Feeling a Cold War Chill over Ukraine

Reflecting on the Ukraine crisis, in a July 20, 2014 CNN interview Senate Intelligence Committee Chairwoman Dianne Feinstein agreed that U.S.-Russian relations are at Cold War levels. Reacting to Senator Feinstein's viewpoint, House Homeland Security Committee Chairman Michael McCaul stated his judgment that "Mr. Putin is returning to a Cold War mentality [1]." How valid is this assessment? And are we therefore at greater risk of sudden, catastrophic nuclear conflict between the United States and Russia that so characterized the Cold War?

The Cold War was a 45-year, global struggle between two superpowers with separate political-economic systems; their combined nuclear arsenals peaked in 1986 with an estimated 63,476 nuclear weapons [2]. Nuclear war nearly broke out during the 1962 Cuban Missile Crisis and, less well known, during the 1983 Able Archer NATO exercise.

But in the more than two decades since the 1991 end of the Cold War, Russia has become integrated into world financial markets, now supplying Western Europe with a large share of its energy resources. In 2010 Russia and the United States signed the New START nuclear arms treaty, reducing each country’s arsenals to 1,550 deployed strategic nuclear warheads.

So despite worsening US-Russian relations over Ukraine, the current picture looks very different from the Cold War.

But what about the risk of sudden, massive nuclear conflict between the United States and Russia – Is that risk increasing due to the heightend US-Russian tensions over Ukraine? In thinking about that risk, it is important to distinguish between the possibility of intentional nuclear attack, versus the risk of accidental or unauthorized use of nuclear weapons.

Today nuclear deterrence remains a foundational national security policy for both Russia and the United States. With approximately 900 nuclear weapons in each arsenal ready for prompt launch [3], an intentional nuclear attack by the United States or Russia would almost certainly result in a massive retaliation by the other side. Just several percent of these arsenals detonated over cities would destroy our societies. Therefore the Cold War situation of Mutual Assured Destruction continues as Winston Churchill described it in 1955: "safety will be the sturdy child of terror, and survival the twin brother of annihilation."

The Ukraine crises could prompt Russia and NATO to raise the alert levels of their nuclear forces even further. But so far that doesn’t seem to have happened.

Now, regarding the risk of accidental or unauthorized use of nuclear weapons, both militaries insist that it is safe to keep nuclear weapons on alert. However the danger of accidental or unauthorized launch of nuclear weapons is mitigated only through technological safeguards and military discipline. In other words, the United States is dependent for its daily survival on adequate Russian command and control of its nuclear weapons, and vice versa.

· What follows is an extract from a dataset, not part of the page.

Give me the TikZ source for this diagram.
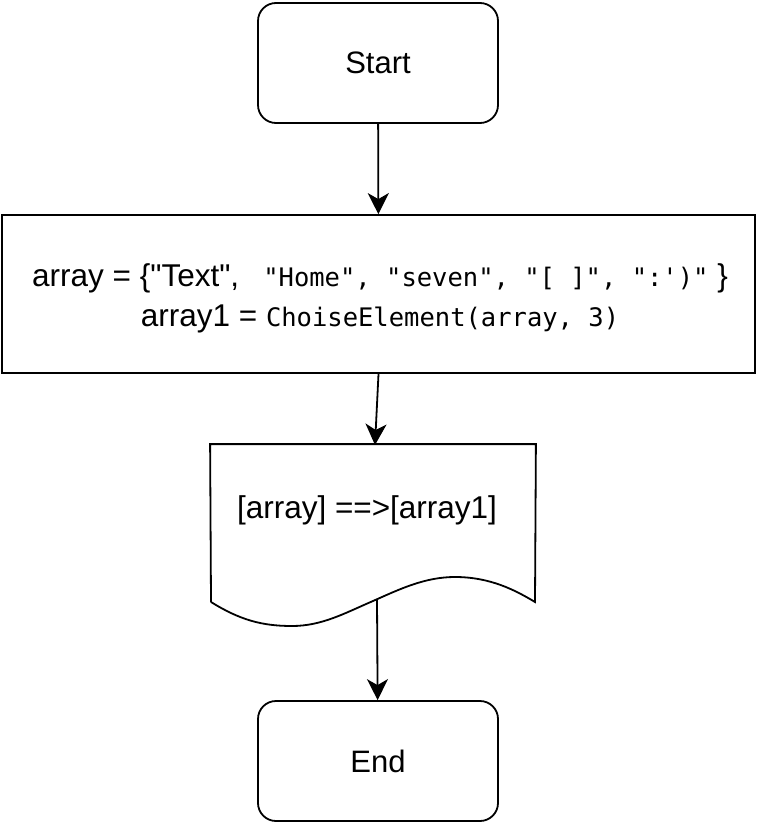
\documentclass[tikz,border=0pt]{standalone}
\usepackage{fontspec}
\defaultfontfeatures[\rmfamily]{}
\setmainfont{Liberation Sans}
\setmonofont{DejaVu Sans Mono}
\usepackage{tikz}
\usetikzlibrary{arrows.meta}

\tikzset{
  terminal/.style={draw,rounded corners=18pt,minimum width=240pt,minimum height=120pt,font=\fontsize{31}{37}\selectfont},
  process/.style={draw,minimum width=753pt,minimum height=158pt},
  proctext/.style={align=center,font=\fontsize{31.5}{40}\selectfont},
  docbox/.style={minimum width=324pt,minimum height=157pt,inner sep=0pt},
  flow/.style={-{Stealth[length=21pt,width=21pt,inset=6pt]}}
}
\newcommand{\code}[1]{{\fontsize{25.5}{30}\selectfont\ttfamily #1}}

\begin{document}
\begin{tikzpicture}[x=1pt,y=-1pt,line width=1.8pt]
\useasboundingbox (0,0) rectangle (760,824);
\node[terminal] (start) at (378,63) {Start};
\node[process] (init) at (378.5,294) {};
\node[proctext] (inittext) at (380,298) {array = \{"Text",\ \code{\ "Home", "seven", "[ ]", ":')"} \}\\
  array1 = \code{ChoiseElement(array, 3)}};
\node[docbox] (out) at (373,523.5) {};
\node[font=\fontsize{31.5}{37}\selectfont] (outtext) at (367,510) {[array] ==>[array1]};
\draw (211,602) -- (out.north west) -- (out.north east) -- (535,602)
  .. controls (515,590) and (490,577) .. (455,577)
  .. controls (425,577) and (400,589) .. (373,601)
  .. controls (345,613) and (322,626) .. (292,626)
  .. controls (262,626) and (240,620) .. (211,602);
\coordinate (outwave) at (377,600);
\node[terminal] (end) at (378,761) {End};
\draw[flow] (start) -- (init);
\draw[flow] (init.south) -- (375,445);
\draw[flow] (outwave) -- (end);
\end{tikzpicture}
\end{document}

Earlier this year, the Associated Press reported on inappropriate behavior of US Intercontinental Ballistic Missile (ICBM) launch officers —such as failing to protect missile silos in a simulated hostile takeover, cheating on proficiency tests on missile operations, and opening missile blast doors with launch officers asleep [4]. Reflecting on these incidents, Secretary of Defense Chuck Hagel remarked on July 9, 2014: "I think over the years we've let our focus on the nuclear deterrence aspect of our national security drift a little. That's somewhat understandable when we understand that for 13 years this country has been at war in long, large land mass wars," referring to the protracted US conventional conflicts in Iraq and Afghanistan [5].

Reducing the risks of catastrophic accidents involving nuclear weapons and reducing the dangers from compromised nuclear command and control are very strong motivations for Moscow and Washington to keep talking about the shared nuclear threat, even during the current Ukraine crisis. Given what has recently come to light about US missile officers, what don’t we know about weaknesses in nuclear command and control?

Right now the US State Department does not anticipate any further nuclear arms control meetings with the Russian Ministry of Foreign Affairs for the rest of Barack Obama's term in office. This is regrettable: President Putin and President Obama have much work yet to do on reducing the risk of nuclear war, beginning with finding a way to take hundreds of missiles off of launch-ready alert —this chill vestige of the Cold War.

[1] Dustin Volz, "Sen. Feinstein: The U.S. Is Now at Cold War Levels With Russia, National Journal.

[2] Hans M. Kristensen and Robert S. Norris, “Global nuclear weapons inventories, 1945-2013,” Bulletin of the Atomic Scientists, Vol. 60, No. 5, September 2013, pp. 75-81.

[3] H. Kristensen and M. McKinzie, Reducing Alert Rates of Nuclear Weapons, UNIDIR, United Nations Institute for Disarmament Research, Geneva, Switzerland, 2012.

[4] The Associated Press, Key findings in AP nuclear missile corps probe, July 8, 2014.

[5] Remarks by Secretary Hagel at a Troop Event, Naval Submarine Base Kings Bay, Georgia, July 09, 2014.